**Your objective**. Output every line of the material exactly, omitting images.

**Supplied material**.
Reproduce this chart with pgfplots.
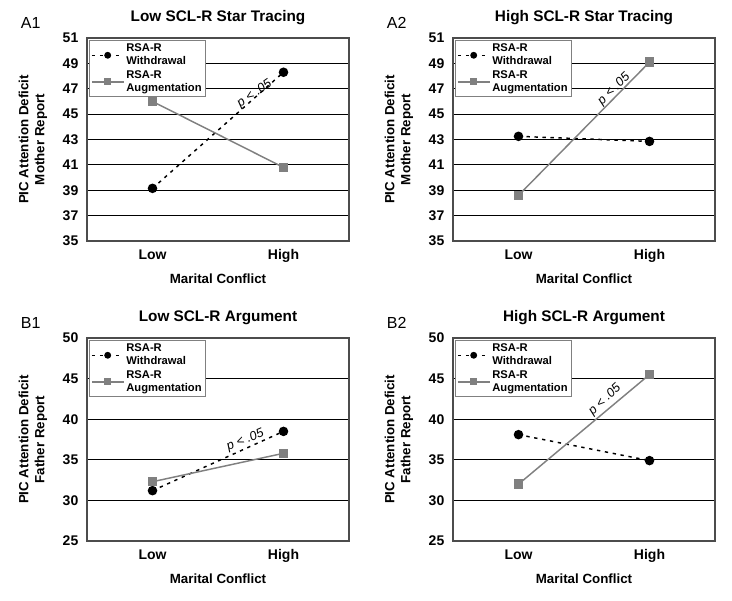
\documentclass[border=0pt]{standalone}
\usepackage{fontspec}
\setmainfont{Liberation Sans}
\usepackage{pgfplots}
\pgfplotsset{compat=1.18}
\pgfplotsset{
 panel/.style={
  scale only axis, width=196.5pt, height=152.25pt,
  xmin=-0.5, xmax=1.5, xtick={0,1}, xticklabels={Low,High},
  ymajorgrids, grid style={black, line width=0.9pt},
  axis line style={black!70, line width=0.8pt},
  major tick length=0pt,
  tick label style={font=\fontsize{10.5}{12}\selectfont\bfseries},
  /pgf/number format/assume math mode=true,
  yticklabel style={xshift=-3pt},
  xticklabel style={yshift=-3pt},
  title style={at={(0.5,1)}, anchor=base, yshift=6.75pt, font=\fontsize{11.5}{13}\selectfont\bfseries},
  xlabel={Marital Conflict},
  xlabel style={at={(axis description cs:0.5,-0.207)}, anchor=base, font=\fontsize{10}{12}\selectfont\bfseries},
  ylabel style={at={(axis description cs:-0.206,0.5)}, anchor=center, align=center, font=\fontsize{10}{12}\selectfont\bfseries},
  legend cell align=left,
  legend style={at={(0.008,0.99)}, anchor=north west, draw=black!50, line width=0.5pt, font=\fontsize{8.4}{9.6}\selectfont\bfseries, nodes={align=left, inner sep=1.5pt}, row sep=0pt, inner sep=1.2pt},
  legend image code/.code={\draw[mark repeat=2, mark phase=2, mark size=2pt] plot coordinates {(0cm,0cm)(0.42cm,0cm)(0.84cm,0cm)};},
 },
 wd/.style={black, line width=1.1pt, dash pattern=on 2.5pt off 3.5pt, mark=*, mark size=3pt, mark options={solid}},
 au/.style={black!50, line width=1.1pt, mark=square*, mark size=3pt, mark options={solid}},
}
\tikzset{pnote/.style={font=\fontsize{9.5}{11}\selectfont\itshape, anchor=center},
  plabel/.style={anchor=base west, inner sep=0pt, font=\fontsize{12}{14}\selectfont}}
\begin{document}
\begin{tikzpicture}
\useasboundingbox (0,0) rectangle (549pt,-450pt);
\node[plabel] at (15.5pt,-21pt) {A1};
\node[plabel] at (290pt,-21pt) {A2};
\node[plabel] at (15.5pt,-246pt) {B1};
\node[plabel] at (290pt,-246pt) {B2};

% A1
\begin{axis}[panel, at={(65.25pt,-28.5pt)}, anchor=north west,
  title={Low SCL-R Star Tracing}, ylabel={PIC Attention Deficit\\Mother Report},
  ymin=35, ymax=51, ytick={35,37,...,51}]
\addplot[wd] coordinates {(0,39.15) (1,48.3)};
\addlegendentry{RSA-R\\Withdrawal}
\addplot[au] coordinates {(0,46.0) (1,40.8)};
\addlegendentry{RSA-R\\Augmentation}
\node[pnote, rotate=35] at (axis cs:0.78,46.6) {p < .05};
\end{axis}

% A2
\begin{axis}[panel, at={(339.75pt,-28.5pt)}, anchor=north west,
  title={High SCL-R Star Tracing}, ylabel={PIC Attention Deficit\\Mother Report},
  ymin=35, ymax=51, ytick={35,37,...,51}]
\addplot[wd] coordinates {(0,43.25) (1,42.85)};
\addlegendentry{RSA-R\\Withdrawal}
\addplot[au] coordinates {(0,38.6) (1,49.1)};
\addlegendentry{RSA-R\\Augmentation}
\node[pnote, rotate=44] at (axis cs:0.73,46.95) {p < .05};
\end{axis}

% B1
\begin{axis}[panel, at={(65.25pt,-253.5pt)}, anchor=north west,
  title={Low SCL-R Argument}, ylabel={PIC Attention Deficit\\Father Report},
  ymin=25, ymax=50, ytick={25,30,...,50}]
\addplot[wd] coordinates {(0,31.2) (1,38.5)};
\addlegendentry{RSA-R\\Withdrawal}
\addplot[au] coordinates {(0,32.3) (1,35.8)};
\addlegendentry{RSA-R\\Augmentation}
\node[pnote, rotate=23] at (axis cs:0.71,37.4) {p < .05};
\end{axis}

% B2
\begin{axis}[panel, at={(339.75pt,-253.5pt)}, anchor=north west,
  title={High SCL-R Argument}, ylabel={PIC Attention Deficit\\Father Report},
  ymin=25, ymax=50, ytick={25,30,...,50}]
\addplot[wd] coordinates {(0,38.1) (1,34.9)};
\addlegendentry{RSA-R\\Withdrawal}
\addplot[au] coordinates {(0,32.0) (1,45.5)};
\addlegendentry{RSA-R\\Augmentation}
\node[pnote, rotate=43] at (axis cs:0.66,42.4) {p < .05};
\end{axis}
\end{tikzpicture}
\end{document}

**Response to this task**.
Reproduce this chart with pgfplots.
\documentclass[border=0pt]{standalone}
\usepackage{fontspec}
\setmainfont{Liberation Sans}
\usepackage{pgfplots}
\pgfplotsset{compat=1.18}
\pgfplotsset{
 panel/.style={
  scale only axis, width=196.5pt, height=152.25pt,
  xmin=-0.5, xmax=1.5, xtick={0,1}, xticklabels={Low,High},
  ymajorgrids, grid style={black, line width=0.9pt},
  axis line style={black!70, line width=0.8pt},
  major tick length=0pt,
  tick label style={font=\fontsize{10.5}{12}\selectfont\bfseries},
  /pgf/number format/assume math mode=true,
  yticklabel style={xshift=-3pt},
  xticklabel style={yshift=-3pt},
  title style={at={(0.5,1)}, anchor=base, yshift=6.75pt, font=\fontsize{11.5}{13}\selectfont\bfseries},
  xlabel={Marital Conflict},
  xlabel style={at={(axis description cs:0.5,-0.207)}, anchor=base, font=\fontsize{10}{12}\selectfont\bfseries},
  ylabel style={at={(axis description cs:-0.206,0.5)}, anchor=center, align=center, font=\fontsize{10}{12}\selectfont\bfseries},
  legend cell align=left,
  legend style={at={(0.008,0.99)}, anchor=north west, draw=black!50, line width=0.5pt, font=\fontsize{8.4}{9.6}\selectfont\bfseries, nodes={align=left, inner sep=1.5pt}, row sep=0pt, inner sep=1.2pt},
  legend image code/.code={\draw[mark repeat=2, mark phase=2, mark size=2pt] plot coordinates {(0cm,0cm)(0.42cm,0cm)(0.84cm,0cm)};},
 },
 wd/.style={black, line width=1.1pt, dash pattern=on 2.5pt off 3.5pt, mark=*, mark size=3pt, mark options={solid}},
 au/.style={black!50, line width=1.1pt, mark=square*, mark size=3pt, mark options={solid}},
}
\tikzset{pnote/.style={font=\fontsize{9.5}{11}\selectfont\itshape, anchor=center},
  plabel/.style={anchor=base west, inner sep=0pt, font=\fontsize{12}{14}\selectfont}}
\begin{document}
\begin{tikzpicture}
\useasboundingbox (0,0) rectangle (549pt,-450pt);
\node[plabel] at (15.5pt,-21pt) {A1};
\node[plabel] at (290pt,-21pt) {A2};
\node[plabel] at (15.5pt,-246pt) {B1};
\node[plabel] at (290pt,-246pt) {B2};

% A1
\begin{axis}[panel, at={(65.25pt,-28.5pt)}, anchor=north west,
  title={Low SCL-R Star Tracing}, ylabel={PIC Attention Deficit\\Mother Report},
  ymin=35, ymax=51, ytick={35,37,...,51}]
\addplot[wd] coordinates {(0,39.15) (1,48.3)};
\addlegendentry{RSA-R\\Withdrawal}
\addplot[au] coordinates {(0,46.0) (1,40.8)};
\addlegendentry{RSA-R\\Augmentation}
\node[pnote, rotate=35] at (axis cs:0.78,46.6) {p < .05};
\end{axis}

% A2
\begin{axis}[panel, at={(339.75pt,-28.5pt)}, anchor=north west,
  title={High SCL-R Star Tracing}, ylabel={PIC Attention Deficit\\Mother Report},
  ymin=35, ymax=51, ytick={35,37,...,51}]
\addplot[wd] coordinates {(0,43.25) (1,42.85)};
\addlegendentry{RSA-R\\Withdrawal}
\addplot[au] coordinates {(0,38.6) (1,49.1)};
\addlegendentry{RSA-R\\Augmentation}
\node[pnote, rotate=44] at (axis cs:0.73,46.95) {p < .05};
\end{axis}

% B1
\begin{axis}[panel, at={(65.25pt,-253.5pt)}, anchor=north west,
  title={Low SCL-R Argument}, ylabel={PIC Attention Deficit\\Father Report},
  ymin=25, ymax=50, ytick={25,30,...,50}]
\addplot[wd] coordinates {(0,31.2) (1,38.5)};
\addlegendentry{RSA-R\\Withdrawal}
\addplot[au] coordinates {(0,32.3) (1,35.8)};
\addlegendentry{RSA-R\\Augmentation}
\node[pnote, rotate=23] at (axis cs:0.71,37.4) {p < .05};
\end{axis}

% B2
\begin{axis}[panel, at={(339.75pt,-253.5pt)}, anchor=north west,
  title={High SCL-R Argument}, ylabel={PIC Attention Deficit\\Father Report},
  ymin=25, ymax=50, ytick={25,30,...,50}]
\addplot[wd] coordinates {(0,38.1) (1,34.9)};
\addlegendentry{RSA-R\\Withdrawal}
\addplot[au] coordinates {(0,32.0) (1,45.5)};
\addlegendentry{RSA-R\\Augmentation}
\node[pnote, rotate=43] at (axis cs:0.66,42.4) {p < .05};
\end{axis}
\end{tikzpicture}
\end{document}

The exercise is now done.